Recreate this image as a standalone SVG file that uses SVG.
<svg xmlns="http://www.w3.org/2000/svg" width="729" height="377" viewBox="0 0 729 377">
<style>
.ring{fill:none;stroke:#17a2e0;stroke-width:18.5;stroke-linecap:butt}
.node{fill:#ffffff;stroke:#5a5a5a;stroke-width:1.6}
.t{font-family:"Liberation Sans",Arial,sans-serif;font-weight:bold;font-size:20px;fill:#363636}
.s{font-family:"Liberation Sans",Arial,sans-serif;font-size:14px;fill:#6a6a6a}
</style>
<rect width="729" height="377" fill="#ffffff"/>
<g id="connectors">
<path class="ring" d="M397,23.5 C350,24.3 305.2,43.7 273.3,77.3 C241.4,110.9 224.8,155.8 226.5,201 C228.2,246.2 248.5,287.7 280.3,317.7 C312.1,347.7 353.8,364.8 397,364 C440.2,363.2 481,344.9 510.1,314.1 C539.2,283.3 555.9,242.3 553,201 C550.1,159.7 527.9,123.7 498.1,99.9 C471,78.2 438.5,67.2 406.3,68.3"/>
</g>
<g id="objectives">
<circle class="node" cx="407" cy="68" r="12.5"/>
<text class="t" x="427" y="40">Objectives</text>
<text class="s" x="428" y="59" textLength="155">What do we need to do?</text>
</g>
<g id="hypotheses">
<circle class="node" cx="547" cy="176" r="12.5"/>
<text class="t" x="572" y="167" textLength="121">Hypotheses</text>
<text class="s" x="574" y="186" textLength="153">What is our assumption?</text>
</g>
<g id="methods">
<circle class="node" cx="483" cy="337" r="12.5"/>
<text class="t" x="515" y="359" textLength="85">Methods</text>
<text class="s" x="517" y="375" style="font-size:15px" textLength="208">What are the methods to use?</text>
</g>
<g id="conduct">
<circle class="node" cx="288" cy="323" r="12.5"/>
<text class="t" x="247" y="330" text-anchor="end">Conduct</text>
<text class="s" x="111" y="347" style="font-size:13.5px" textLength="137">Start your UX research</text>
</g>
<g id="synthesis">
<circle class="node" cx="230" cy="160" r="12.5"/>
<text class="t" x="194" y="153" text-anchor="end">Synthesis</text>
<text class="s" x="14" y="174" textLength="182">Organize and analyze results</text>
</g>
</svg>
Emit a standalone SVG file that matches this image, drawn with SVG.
+ + + + +
WHAT IS BEING ASKED: From the listing above, find the number of lines with the word "image" in them. Answer with the number only.

FULL RESPONSE: 2